Nathan looked better than I did when I looked in the mirror. Given the state I was in, that wasn’t saying much. Nathan looked terrible. When we met up for break, we had only really exchanged greetings, but hadn’t started talking because what we were going to talk about wasn’t something we wanted anyone else to hear.

At least, that’s how it was for me. Nathan wasn’t really engaging much. Either way, it left me with a little relative peace and quiet, which was nice in contrast to the hellscape that was paying attention in class. All that was really said were suggestions as to new places to hang out, since Nathan didn’t want to go back to the old one.

There had been a spot that was deserted and relatively out of traffic, but was in the sun. Several more that were in the shade and already occupied or too close to general traffic for us to want to settle. We got close to giving up when we passed by our old spot and saw that three girls had taken up residence there.

“Library building?” I suggested. “Not inside it, around from the entrance. Might be a corner.”

“May as well.” Nathan spoke, his voice hoarse.

We found the corner I had recalled, but not remembered well. It was a wedge between two buildings, the library and a class block, and went in quite a way. A bench had been built into the library side of the wedge and a girl was sitting far in the back of it, her boots drawn up onto the bench itself.

“No dice.” Nathan said. “Parking lot?”

“One minute.” I said, squinting at the blonde girl. She was wearing jeans and a black shirt, and had a book open that was pressed against her knees harder than I’d seen others in that position. The girl was crouched, but only made contact with the bench where her thigh high boots made contact with the wood.

She looked up at me and I saw something flash across her face. I was still squinting to get a better look without seeming creepy by going into the wedge, then just turning around without saying anything.

“Michael?” She said in a familiar voice. “I didn’t know you came here. I thought you were in Bi- the other one.”

“You know her?” Nathan asked. “I didn’t think you talked to girls that weren’t Sonya.”

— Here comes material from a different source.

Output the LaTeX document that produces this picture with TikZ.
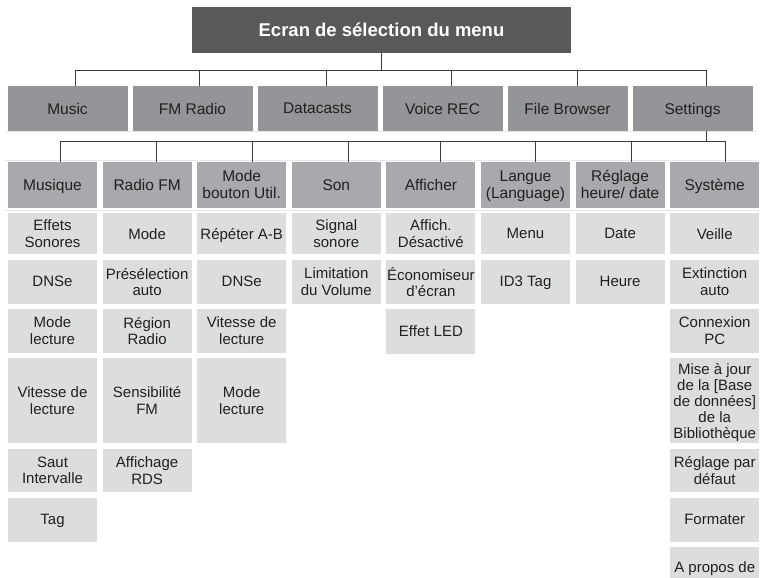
\documentclass[tikz,border=0pt]{standalone}
\usepackage{fontspec}
\setmainfont{Liberation Sans}
\usetikzlibrary{calc}
\definecolor{titlegray}{HTML}{58595B}
\definecolor{topgray}{HTML}{939598}
\definecolor{midgray}{HTML}{A7A9AC}
\definecolor{leafgray}{HTML}{DCDDDF}
\definecolor{ink}{HTML}{231F20}
\definecolor{wirecol}{HTML}{3C3C3C}
\definecolor{rulecol}{HTML}{E6E7E8}
\begin{document}
\begin{tikzpicture}[x=1pt,y=-1pt,
  box/.style={anchor=north west, inner sep=0pt, outer sep=0pt, align=center, text=ink, text depth=0pt, font=\fontsize{15}{16.5}\selectfont},
  titlebox/.style={box, fill=titlegray, text=white, font=\bfseries\fontsize{18.5}{20}\selectfont, minimum width=379pt, minimum height=46pt},
  topbox/.style={box, fill=topgray, minimum width=120pt, minimum height=45pt, font=\fontsize{15.5}{17}\selectfont},
  secbox/.style={box, fill=midgray, minimum width=89pt, minimum height=46.2pt, font=\fontsize{15.5}{17}\selectfont},
  leafbox/.style={box, fill=leafgray, minimum width=89pt},
  link/.style={draw=wirecol, line width=0.9pt},
  faint/.style={draw=rulecol, line width=0.8pt},
]
\clip (0,0) rectangle (760,578);
\fill[white] (0,0) rectangle (760,578);

% title
\node[titlebox] (title) at (192,7) {Ecran de sélection du menu};

% top menu
\node[topbox] (m1) at (7.5,86) {Music};
\node[topbox] (m2) at (132.5,86) {FM Radio};
\node[topbox] (m3) at (257.5,86) {Datacasts};
\node[topbox] (m4) at (382.5,86) {Voice REC};
\node[topbox] (m5) at (507.5,86) {File Browser};
\node[topbox] (m6) at (632.5,86) {Settings};

% settings sections
\node[secbox] (s1) at (8,161.5) {Musique};
\node[secbox] (s2) at (102.6,161.5) {Radio FM};
\node[secbox] (s3) at (197.2,161.5) {Mode\\bouton Util.};
\node[secbox] (s4) at (291.8,161.5) {Son};
\node[secbox] (s5) at (386.4,161.5) {Afficher};
\node[secbox] (s6) at (481,161.5) {Langue\\(Language)};
\node[secbox] (s7) at (575.6,161.5) {Réglage\\heure/ date};
\node[secbox] (s8) at (670.2,161.5) {Système};

% faint rules
\draw[faint] ($(m1.south west)+(-2.5,0.8)$) -- ($(m6.south east)+(5,0.8)$);
\draw[faint] ($(s1.north west)+(-3,-0.8)$) -- ($(s8.north east)+(0,-0.8)$);
\draw[faint] ($(s1.south west)+(-3,2.5)$) -- ($(s8.south east)+(0,2.5)$);

% leaves: Musique
\node[leafbox, minimum height=40.7pt] (a1) at (8,213.3) {Effets\\Sonores};
\node[leafbox, minimum height=43.5pt] (a2) at (8,260) {DNSe};
\node[leafbox, minimum height=43.5pt] (a3) at (8,309) {Mode\\lecture};
\node[leafbox, minimum height=85pt] (a4) at (8,358) {Vitesse de\\lecture};
\node[leafbox, minimum height=43pt] (a5) at (8,449) {Saut\\Intervalle};
\node[leafbox, minimum height=44.2pt] (a6) at (8,497.5) {Tag};
% Radio FM
\node[leafbox, minimum height=40.7pt] (b1) at (102.6,213.3) {Mode};
\node[leafbox, minimum height=43.5pt] (b2) at (102.6,260) {Présélection\\auto};
\node[leafbox, minimum height=43.5pt] (b3) at (102.6,309) {Région\\Radio};
\node[leafbox, minimum height=85pt] (b4) at (102.6,358) {Sensibilité\\FM};
\node[leafbox, minimum height=43pt] (b5) at (102.6,449) {Affichage\\RDS};
% Mode bouton Util.
\node[leafbox, minimum height=40.7pt] (c1) at (197.2,213.3) {Répéter A-B};
\node[leafbox, minimum height=43.5pt] (c2) at (197.2,260) {DNSe};
\node[leafbox, minimum height=43.5pt] (c3) at (197.2,309) {Vitesse de\\lecture};
\node[leafbox, minimum height=85pt] (c4) at (197.2,358) {Mode\\lecture};
% Son
\node[leafbox, minimum height=40.7pt] (d1) at (291.8,213.3) {Signal\\sonore};
\node[leafbox, minimum height=43.5pt] (d2) at (291.8,260) {Limitation\\du Volume};
% Afficher
\node[leafbox, minimum height=40.7pt] (e1) at (386.4,213.3) {Affich.\\Désactivé};
\node[leafbox, minimum height=43.5pt] (e2) at (386.4,260) {Économiseur\\d’écran};
\node[leafbox, minimum height=45pt] (e3) at (386.4,309) {Effet LED};
% Langue
\node[leafbox, minimum height=40.7pt] (f1) at (481,213.3) {Menu};
\node[leafbox, minimum height=43.5pt] (f2) at (481,260) {ID3 Tag};
% Reglage
\node[leafbox, minimum height=40.7pt] (g1) at (575.6,213.3) {Date};
\node[leafbox, minimum height=43.5pt] (g2) at (575.6,260) {Heure};
% Systeme
\node[leafbox, minimum height=40.7pt] (h1) at (670.2,213.3) {Veille};
\node[leafbox, minimum height=43.5pt] (h2) at (670.2,260) {Extinction\\auto};
\node[leafbox, minimum height=43.5pt] (h3) at (670.2,309) {Connexion\\PC};
\node[leafbox, minimum height=85pt, font=\fontsize{15}{16}\selectfont] (h4) at (670.2,358) {Mise à jour\\de la [Base\\de données]\\de la\\Bibliothèque};
\node[leafbox, minimum height=43pt] (h5) at (670.2,449) {Réglage par\\défaut};
\node[leafbox, minimum height=44.2pt] (h6) at (670.2,497.5) {Formater};
\node[leafbox, minimum height=40pt] (h7) at (670.2,547.3) {A propos de};

% connectors: title to top menu
\draw[link] (title.south) -- ++(0,17.7) coordinate (tb);
\draw[link] ($(m1.north)+(7.5,0)$) |- (tb) -| ($(m6.north)+(13.5,0)$);
\foreach \n/\d in {m2/6.5, m3/8.5, m4/8.5, m5/9.5}
  \draw[link] ($(\n.north)+(\d,0)$) |- (tb);

% settings to sections
\draw[link] ($(m6.south)+(13.5,0)$) -- ++(0,10) coordinate (sb);
\foreach \n/\d in {s1/7.5, s2/8.9, s3/10.3, s4/11.7, s5/9.1, s6/9.5, s7/10.9, s8/10.3}
  \draw[link] ($(\n.north)+(\d,0)$) |- (sb);
\end{tikzpicture}
\end{document}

“I talk to people.” I shot back at him. “The Greenflame thing can wait a bit, I guess. Hey, Madeleine. This is Nathan. Nathan, Madeleine.”

Madeleine bookmarked where she was and put the book down as she lowered her feet to the ground one by one. “What did you just say?”

“Nothing important.” I waved my hand dismissively, a horizontal movement with my palm facing down. Trying to get across that Nathan wasn’t privy to my secret identity, or that it wasn’t something I wanted her to ask about. “Can I sit?”

“If you’re sure…” Madeleine trailed off as she watched us sit down. A moment passed before something flashed across her face. “And don’t use my full name, please. Just Maddy is fine.”

I halted, the request digging into me. “I liked saying it, but okay.”

“Hold on.” Nathan said, suddenly sounding more focused than he had been all day. “How did you know that she was called Greenflame?”